Es decir, Newman recurre a las posibilidades de diversos géneros cinematográficos para cohesionar dos partes muy bien diferenciadas: el drama y el romance, durante la primera hora; el thriller judicial, en la segunda mitad. Quizá el alargamiento en algunas escenas del “primer acto” sea innecesario, sobre todo cuando se quiere demostrar la inocencia de la joven y su progresivo cambio de actitud, a punta de malas experiencias: un golpe efectista que arranca algunas sonrisas, también interrogantes, cuando llegamos al desenlace de la película. La realizadora debería recordar que no solo se trata de sorprender al espectador, sino de hacerle creer que lo que ha visto es posible. Por más que el contexto llame a indagar en aspectos como el racismo, machismo y clasismo, existe un exceso en las situaciones donde Kay es retratada desde la candidez. Así se pierde la posibilidad de ampliar su furia contenida, su indómito carácter, su transformación como agente de un tiempo dominado por la tiranía de un sistema anti mujer. 

No obstante, este desbalance va mutando cuando entramos al segundo acto y todo gira sorpresivamente. La acusación de asesinato que pesa sobre la muchacha altera no solo el argumento de la película, sino que toma prestados otros recursos de géneros ajenos al melodrama. Newman se apoya en la audacia de la segunda parte del guion para interrelacionar los entuertos sociales y la psicología de la protagonista, siempre motivada por las amplias posibilidades argumentales que ofrece un crimen sin resolver.
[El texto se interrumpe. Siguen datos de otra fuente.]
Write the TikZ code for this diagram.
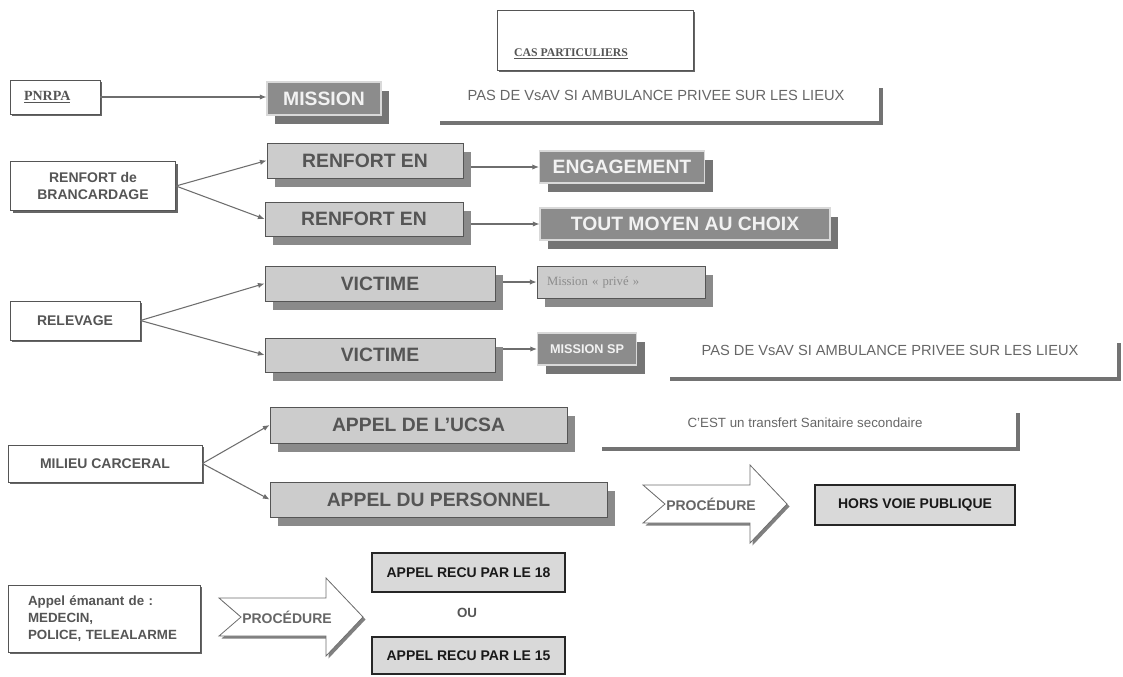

Es así que el ritmo de la narración se dispara y deja atrás las escenas sosas de una Kay parsimoniosa, propensa a un acartonado descubrimiento de la vida. 

Pero si hay un personaje que aparece como testigo omnisciente que guía los pasos de la joven mujer es la marisma, aquel espacio pantanoso, bello y enigmático donde ha vivido Kay desde muy pequeña. El paisaje y el ecosistema son cómplices de sus desventuras y sus alegrías, pero también de las habilidades que desarrollará para sobrevivir. Newman, por medio de tomas panorámicas aéreas en movimiento y detalles de animales o plantas, dibuja el destino del personaje central. La marisma es la fuente de inspiración que lleva a Kay a convertirse en una excelsa observadora, en una naturalista consumada, pero también en alguien que calcula cada acción gracias a sus conocimientos de la zona. Newman inserta a Kay en un mundo agreste que no solo llega a dominar, sino que también sirve de prolongación para sus pensamientos más extremos. Detrás de su dulce rostro se esconde una fuerza extraña, poderosa. Detrás de la belleza de la marisma están escondidos secretos oscuros, perennes. El trabajo fotográfico de Polly Morgan destaca nítidamente e impregna un halo de misterio que va de la mano con los propósitos de Newman. 

La chica salvaje es una película que batalla en defensa de una mirada reivindicativa, pero que no se entrega, simplemente, a una causa política que busque satisfacer a un solo sector. La propuesta de Olivia Newman se sostiene por la diversidad de recursos narrativos que van encadenándose sin fisuras, a pesar, insisto de la previsibilidad de su final.